We have been highlighting for months that, even if deploying new solar/wind capacity and building/reopening nuclear plants are key to tackling the power challenge arising from data centers in the medium and long term, these initiatives are unlikely to come online fast enough to handle short-term extra electricity demand. Accordingly, transitory solutions to fill the gap are necessary, with fuel cells standing out in the race to secure short-term power.
It looks like we are reaching an inflection point in terms of fuel cells deployment as Bloom Energy, which already had some data center contracts (notably with Intel’s Santa Clara data center for tens of MW), announced Friday a massive 1 GW supply agreement with US utility American Electric Power, including an immediate 100 MW fuel cell order followed by additional orders in 2025. American Electric indeed has a pressing need for additional power as it expects its commercial load to grow 20% annually over the next three years thanks to data center demand.
Fuel cells bring many advantages to the table. They can be deployed in just a few months, enabling customers to rapidly meet growing power needs. They represent a reliable and clean source of power as fuel cells can provide 24/7 baseload, are isolated from potential grid issues (they are installed on data center premises) and as they operate on hydrogen, natural gas or blends of these fuels. The Bloom Energy – American Electric project will rely on natural gas initially, with potential hydrogen use in the future.

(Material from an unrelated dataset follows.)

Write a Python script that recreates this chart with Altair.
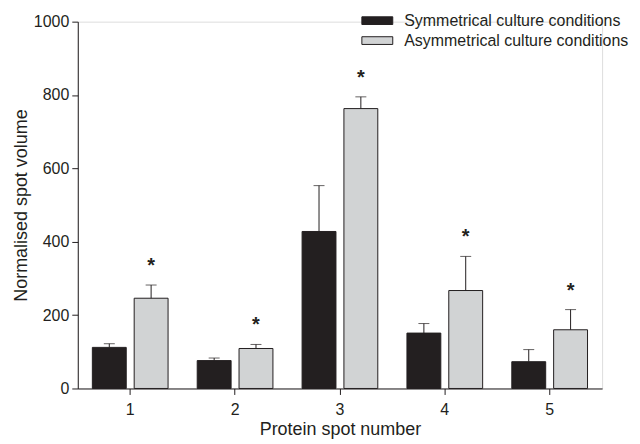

Last but not least, fuel cells can offer a competitive power price – e.g. Bloom Energy’s solution is estimated around $0.10/kWh, globally in line with utilities rates in the US.
Overall, a major opportunity is opening up for fuel cell makers as an increasing number of data center operators and, now, utilities show commitment to using alternative forms of power generation to handle surging electric demand. Other than Bloom’s recent commercial successes, we note that another fuel-cell powered 750 MW data center project is reportedly on track in Virginia.
We estimate the revenue opportunity for Bloom from the American Electric deal at several hundred million dollars annually, so likely +20-30% upside on Bloom’s top line with a material earnings leverage given that manufacturing facilities can absorb this extra activity. Importantly, that deal positions Bloom as the leading vendor of data center fuel cell solutions, suggesting that the company could land many other contracts in the near future and benefit from a massive EPS boost from data centers’ electric needs.
Plug Power, which commented earlier this year that its solutions are on trial at “three major data center operators” with sales expected to pick up in 2025, could be another play on this theme but appears riskier given its absence of track record in the data center business and weak balance sheet.